→ **Your instructions**: In the entries that follow, find the word "this" and report each line it is on.

== Stored rows

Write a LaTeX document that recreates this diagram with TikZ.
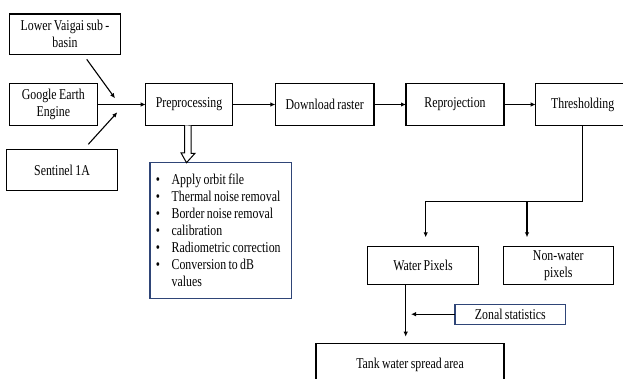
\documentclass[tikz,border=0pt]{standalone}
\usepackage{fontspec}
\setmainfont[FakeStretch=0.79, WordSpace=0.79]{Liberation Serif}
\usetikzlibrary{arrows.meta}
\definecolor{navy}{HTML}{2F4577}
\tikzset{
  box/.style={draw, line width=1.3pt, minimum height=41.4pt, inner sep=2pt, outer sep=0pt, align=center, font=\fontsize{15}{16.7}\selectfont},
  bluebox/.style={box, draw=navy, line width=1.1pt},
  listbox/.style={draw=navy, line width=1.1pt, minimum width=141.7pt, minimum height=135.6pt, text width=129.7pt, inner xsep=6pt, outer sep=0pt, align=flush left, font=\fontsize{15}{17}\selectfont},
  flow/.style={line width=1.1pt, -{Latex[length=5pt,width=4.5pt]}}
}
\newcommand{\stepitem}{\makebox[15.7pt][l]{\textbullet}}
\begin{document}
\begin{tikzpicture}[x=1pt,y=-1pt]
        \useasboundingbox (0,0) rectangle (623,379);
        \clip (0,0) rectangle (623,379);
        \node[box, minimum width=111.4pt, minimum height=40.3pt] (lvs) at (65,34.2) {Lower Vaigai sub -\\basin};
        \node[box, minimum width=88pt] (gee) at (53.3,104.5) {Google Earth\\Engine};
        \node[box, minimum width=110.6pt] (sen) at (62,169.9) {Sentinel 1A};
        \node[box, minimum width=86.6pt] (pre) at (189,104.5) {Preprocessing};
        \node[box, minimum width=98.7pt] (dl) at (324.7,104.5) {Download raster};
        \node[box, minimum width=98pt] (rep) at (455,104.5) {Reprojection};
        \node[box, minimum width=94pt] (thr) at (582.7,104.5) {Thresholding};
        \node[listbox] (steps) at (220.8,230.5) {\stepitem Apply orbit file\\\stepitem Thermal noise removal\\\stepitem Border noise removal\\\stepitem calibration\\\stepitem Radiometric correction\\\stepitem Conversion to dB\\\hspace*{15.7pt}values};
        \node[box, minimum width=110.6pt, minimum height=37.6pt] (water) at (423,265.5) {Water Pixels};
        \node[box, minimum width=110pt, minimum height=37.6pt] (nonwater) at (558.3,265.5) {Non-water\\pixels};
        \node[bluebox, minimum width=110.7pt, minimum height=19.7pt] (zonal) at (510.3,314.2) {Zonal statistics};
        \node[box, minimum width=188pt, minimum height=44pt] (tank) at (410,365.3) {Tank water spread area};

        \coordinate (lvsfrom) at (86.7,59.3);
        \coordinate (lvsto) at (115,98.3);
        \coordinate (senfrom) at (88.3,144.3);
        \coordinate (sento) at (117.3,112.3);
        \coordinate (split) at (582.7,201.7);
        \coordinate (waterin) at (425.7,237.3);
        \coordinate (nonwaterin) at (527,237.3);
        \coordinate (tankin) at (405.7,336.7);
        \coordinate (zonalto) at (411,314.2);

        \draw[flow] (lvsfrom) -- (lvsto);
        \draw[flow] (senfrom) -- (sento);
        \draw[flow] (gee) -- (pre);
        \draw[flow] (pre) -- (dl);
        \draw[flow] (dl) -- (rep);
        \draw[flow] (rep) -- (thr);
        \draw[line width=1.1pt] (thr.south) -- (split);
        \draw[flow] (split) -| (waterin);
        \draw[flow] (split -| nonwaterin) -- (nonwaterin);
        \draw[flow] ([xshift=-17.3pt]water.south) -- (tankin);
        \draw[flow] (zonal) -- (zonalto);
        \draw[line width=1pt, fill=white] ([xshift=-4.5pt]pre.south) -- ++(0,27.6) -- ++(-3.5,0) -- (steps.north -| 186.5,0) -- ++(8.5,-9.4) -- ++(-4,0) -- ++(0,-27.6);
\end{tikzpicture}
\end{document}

====
== Stored rows

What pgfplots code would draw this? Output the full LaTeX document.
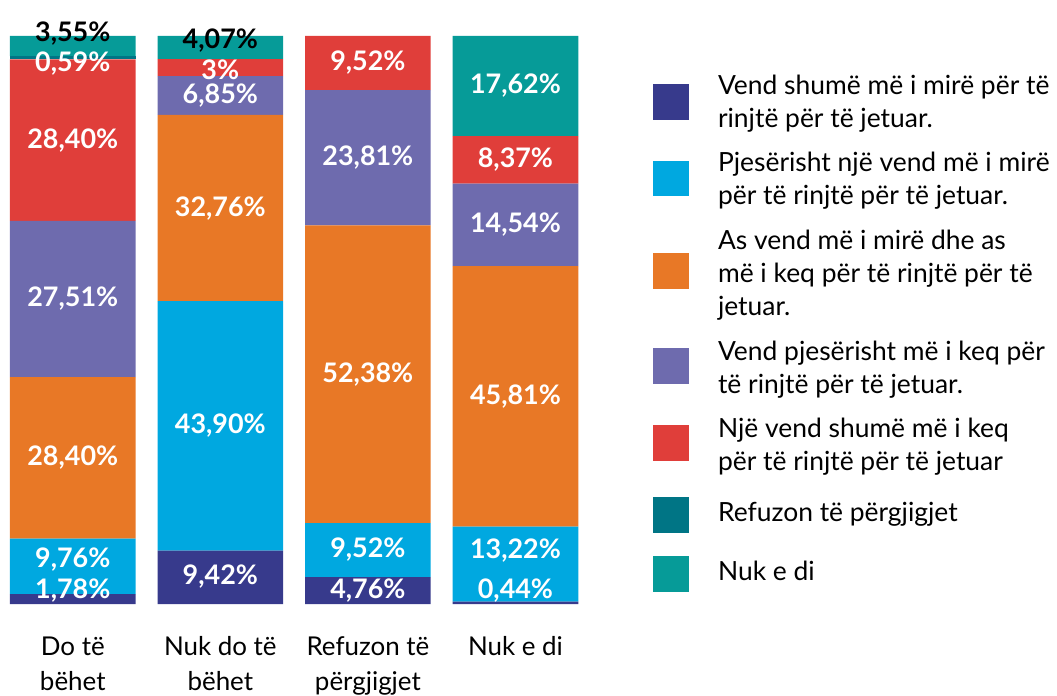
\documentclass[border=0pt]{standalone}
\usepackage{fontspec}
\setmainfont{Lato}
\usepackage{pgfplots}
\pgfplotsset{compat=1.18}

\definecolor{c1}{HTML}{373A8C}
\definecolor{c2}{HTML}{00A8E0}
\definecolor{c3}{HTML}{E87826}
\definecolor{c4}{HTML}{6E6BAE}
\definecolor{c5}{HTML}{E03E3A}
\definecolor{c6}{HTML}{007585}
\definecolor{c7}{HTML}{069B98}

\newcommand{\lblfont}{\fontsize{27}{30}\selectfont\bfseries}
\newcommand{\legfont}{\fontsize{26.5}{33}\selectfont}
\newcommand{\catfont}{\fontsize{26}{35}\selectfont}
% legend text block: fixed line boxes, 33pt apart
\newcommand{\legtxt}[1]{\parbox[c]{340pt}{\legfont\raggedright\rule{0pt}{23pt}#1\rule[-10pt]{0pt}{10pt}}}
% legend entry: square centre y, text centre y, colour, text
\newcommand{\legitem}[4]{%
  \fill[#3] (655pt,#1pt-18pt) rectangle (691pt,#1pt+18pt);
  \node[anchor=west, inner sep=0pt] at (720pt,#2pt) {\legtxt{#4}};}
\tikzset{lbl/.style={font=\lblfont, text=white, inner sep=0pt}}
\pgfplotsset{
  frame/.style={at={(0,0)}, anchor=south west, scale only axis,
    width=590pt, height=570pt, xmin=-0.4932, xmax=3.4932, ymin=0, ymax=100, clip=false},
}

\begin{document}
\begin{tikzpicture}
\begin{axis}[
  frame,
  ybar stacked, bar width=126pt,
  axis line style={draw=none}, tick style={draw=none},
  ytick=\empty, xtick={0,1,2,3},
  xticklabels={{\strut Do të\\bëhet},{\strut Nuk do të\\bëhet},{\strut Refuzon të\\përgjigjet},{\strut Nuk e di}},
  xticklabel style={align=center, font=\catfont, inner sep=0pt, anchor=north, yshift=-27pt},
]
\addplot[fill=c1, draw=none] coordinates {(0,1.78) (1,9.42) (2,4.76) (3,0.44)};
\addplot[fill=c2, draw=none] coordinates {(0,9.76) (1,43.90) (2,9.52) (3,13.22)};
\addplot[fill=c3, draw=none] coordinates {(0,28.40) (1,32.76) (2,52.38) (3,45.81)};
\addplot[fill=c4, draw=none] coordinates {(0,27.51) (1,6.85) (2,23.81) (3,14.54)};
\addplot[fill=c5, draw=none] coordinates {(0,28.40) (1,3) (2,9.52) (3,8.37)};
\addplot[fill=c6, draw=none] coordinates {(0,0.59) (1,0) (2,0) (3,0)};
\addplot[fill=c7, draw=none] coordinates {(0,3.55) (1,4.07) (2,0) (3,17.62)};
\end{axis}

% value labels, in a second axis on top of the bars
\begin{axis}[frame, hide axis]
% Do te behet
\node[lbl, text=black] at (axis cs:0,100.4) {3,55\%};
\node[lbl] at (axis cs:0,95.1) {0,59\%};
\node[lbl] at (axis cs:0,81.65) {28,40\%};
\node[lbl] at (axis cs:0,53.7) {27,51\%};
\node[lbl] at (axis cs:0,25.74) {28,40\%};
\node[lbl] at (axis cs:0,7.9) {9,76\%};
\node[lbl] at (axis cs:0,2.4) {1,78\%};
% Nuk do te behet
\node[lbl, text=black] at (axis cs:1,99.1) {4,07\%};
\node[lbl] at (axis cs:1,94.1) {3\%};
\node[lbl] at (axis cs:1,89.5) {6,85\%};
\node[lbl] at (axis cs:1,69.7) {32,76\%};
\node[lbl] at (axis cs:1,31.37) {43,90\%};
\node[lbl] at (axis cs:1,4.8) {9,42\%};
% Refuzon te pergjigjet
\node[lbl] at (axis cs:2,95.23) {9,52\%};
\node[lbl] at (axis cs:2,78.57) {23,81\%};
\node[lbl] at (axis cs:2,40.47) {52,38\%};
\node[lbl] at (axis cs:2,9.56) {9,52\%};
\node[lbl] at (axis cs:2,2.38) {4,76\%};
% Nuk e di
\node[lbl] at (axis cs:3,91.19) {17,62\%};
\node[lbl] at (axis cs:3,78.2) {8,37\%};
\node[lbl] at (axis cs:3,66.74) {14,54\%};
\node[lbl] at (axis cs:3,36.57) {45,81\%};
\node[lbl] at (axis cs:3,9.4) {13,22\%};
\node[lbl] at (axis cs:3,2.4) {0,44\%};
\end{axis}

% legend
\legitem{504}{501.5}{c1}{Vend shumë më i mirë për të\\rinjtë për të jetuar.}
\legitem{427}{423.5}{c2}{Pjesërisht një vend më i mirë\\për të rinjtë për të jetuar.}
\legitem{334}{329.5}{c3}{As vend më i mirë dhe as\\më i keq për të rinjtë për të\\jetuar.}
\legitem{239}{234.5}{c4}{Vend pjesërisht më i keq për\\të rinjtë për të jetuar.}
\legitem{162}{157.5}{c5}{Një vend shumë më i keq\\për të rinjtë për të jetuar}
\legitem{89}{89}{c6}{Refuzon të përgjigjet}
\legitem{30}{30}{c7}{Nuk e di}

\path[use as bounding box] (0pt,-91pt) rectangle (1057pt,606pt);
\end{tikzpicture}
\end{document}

====
== Stored rows

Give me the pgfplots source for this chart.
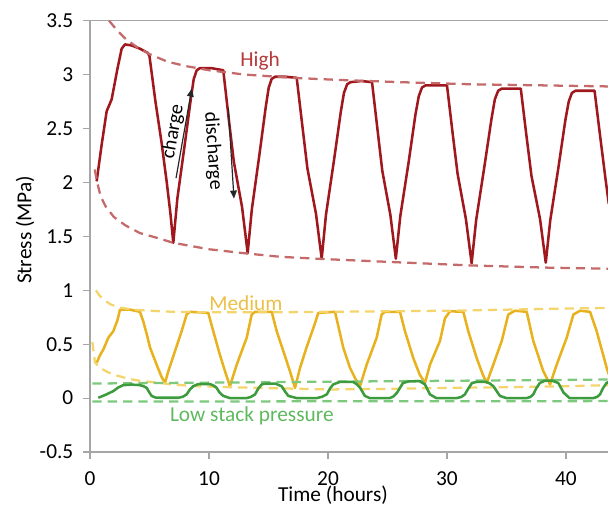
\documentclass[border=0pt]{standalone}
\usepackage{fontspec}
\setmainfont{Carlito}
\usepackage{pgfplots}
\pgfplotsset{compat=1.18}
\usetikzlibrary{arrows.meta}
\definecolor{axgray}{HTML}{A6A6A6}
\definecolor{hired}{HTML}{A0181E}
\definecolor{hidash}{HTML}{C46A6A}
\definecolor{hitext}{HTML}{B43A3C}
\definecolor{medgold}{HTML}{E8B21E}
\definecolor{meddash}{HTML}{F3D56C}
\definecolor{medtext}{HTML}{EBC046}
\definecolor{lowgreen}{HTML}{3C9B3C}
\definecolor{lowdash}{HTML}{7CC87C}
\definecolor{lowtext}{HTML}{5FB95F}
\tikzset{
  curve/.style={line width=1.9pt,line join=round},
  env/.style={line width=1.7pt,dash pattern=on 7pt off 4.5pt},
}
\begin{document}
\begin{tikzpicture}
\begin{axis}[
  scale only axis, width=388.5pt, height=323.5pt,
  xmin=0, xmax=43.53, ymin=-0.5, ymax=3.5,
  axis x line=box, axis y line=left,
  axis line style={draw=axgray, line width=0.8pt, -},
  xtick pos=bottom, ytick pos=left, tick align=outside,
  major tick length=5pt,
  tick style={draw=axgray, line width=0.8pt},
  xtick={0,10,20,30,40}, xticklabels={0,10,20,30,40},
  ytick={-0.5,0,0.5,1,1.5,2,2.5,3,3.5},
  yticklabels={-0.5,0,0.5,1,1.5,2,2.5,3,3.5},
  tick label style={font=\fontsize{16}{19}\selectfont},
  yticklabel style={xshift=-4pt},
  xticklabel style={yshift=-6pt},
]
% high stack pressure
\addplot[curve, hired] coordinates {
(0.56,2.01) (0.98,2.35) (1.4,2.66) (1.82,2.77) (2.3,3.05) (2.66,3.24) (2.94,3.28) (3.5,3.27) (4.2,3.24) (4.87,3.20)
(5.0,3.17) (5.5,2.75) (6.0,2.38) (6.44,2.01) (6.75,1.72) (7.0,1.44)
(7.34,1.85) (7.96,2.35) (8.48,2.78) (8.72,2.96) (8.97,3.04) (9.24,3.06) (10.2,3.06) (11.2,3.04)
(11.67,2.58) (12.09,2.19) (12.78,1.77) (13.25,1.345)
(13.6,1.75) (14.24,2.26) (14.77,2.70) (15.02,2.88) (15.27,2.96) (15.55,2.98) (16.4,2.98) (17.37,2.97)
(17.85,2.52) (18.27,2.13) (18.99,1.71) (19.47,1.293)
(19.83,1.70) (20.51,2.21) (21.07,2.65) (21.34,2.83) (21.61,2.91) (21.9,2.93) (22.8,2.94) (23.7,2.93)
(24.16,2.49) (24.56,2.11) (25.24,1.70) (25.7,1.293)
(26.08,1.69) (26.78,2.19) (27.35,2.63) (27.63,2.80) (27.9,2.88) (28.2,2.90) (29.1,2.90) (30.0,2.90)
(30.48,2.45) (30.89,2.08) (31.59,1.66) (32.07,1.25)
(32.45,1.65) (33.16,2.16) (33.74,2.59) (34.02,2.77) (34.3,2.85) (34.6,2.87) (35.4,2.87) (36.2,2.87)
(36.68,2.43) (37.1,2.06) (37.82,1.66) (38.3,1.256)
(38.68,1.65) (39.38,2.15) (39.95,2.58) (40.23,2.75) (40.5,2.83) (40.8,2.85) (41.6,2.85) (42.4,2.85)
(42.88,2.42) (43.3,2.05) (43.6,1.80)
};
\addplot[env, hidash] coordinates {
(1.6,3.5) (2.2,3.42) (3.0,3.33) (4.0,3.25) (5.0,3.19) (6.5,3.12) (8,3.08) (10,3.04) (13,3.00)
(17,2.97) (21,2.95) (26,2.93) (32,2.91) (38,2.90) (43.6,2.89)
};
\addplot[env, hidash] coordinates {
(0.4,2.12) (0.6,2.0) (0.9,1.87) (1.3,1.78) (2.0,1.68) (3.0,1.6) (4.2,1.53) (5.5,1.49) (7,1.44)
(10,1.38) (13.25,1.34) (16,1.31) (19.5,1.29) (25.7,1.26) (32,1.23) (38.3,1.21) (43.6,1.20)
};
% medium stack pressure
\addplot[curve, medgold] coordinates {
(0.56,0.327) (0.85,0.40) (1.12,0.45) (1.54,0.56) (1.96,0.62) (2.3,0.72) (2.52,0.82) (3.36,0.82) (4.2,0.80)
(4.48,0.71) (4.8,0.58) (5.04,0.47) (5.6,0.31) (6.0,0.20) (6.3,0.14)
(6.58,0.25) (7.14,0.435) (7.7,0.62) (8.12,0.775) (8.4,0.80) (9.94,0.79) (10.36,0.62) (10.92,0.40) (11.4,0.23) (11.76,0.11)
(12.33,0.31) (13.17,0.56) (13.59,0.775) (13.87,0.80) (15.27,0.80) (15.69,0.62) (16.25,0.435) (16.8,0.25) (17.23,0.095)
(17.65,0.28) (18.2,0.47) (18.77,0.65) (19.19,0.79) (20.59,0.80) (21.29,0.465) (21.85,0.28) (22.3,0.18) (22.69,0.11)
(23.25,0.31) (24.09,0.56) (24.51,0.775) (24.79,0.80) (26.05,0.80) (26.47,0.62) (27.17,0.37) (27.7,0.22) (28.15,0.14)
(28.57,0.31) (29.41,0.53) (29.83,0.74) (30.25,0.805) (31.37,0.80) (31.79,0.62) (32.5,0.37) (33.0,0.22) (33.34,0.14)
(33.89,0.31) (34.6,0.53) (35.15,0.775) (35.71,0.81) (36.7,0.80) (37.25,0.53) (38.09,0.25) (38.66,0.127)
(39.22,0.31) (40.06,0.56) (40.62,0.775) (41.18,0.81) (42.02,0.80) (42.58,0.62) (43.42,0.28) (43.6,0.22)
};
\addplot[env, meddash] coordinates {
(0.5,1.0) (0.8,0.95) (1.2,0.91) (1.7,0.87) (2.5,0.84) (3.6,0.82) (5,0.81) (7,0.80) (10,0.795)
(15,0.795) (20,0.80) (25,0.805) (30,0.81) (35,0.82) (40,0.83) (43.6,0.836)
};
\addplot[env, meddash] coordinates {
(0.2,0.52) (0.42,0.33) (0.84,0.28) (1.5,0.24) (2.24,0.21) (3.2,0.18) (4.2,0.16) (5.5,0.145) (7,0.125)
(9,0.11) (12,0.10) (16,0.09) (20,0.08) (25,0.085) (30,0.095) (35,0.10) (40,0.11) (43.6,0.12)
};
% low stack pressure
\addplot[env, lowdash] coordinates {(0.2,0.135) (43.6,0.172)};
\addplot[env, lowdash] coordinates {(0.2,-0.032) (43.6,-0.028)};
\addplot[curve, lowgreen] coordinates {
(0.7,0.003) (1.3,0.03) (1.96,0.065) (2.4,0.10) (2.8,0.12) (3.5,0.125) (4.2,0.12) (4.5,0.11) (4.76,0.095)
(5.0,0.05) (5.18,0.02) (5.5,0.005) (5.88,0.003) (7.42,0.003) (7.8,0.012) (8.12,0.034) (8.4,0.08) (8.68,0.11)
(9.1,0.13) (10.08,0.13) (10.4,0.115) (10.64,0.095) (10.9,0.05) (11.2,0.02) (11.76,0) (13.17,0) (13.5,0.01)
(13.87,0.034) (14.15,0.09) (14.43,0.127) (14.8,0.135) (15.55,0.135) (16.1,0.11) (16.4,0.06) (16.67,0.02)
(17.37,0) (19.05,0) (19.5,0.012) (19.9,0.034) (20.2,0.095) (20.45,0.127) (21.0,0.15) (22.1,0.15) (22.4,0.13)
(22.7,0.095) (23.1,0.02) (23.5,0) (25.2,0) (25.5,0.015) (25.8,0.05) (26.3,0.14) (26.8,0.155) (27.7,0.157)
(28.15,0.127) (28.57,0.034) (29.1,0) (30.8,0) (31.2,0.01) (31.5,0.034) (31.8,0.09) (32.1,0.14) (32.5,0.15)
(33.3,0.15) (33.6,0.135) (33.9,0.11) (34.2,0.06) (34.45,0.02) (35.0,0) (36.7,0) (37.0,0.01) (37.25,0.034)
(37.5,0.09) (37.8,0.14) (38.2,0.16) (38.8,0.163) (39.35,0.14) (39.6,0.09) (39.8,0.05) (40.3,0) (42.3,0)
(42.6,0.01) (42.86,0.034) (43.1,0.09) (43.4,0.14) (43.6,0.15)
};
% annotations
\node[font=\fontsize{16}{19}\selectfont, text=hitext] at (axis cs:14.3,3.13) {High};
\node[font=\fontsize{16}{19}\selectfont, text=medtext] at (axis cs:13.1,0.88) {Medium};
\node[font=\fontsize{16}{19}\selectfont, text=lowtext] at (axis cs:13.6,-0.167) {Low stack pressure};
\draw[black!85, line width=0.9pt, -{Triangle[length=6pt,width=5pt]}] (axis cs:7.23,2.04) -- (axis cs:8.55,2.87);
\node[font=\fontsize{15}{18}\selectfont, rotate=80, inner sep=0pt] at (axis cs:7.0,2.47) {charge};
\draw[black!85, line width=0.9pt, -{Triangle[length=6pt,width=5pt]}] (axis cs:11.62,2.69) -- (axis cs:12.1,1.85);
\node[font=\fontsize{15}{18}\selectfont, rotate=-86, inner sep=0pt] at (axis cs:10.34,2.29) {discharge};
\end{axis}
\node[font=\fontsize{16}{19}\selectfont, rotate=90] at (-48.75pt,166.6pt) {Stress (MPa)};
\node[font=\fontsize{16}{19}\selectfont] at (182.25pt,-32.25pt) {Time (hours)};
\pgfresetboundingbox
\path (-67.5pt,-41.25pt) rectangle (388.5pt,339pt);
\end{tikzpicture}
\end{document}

====

→ **The result**:
Write a LaTeX document that recreates this diagram with TikZ.
What pgfplots code would draw this? Output the full LaTeX document.
Give me the pgfplots source for this chart.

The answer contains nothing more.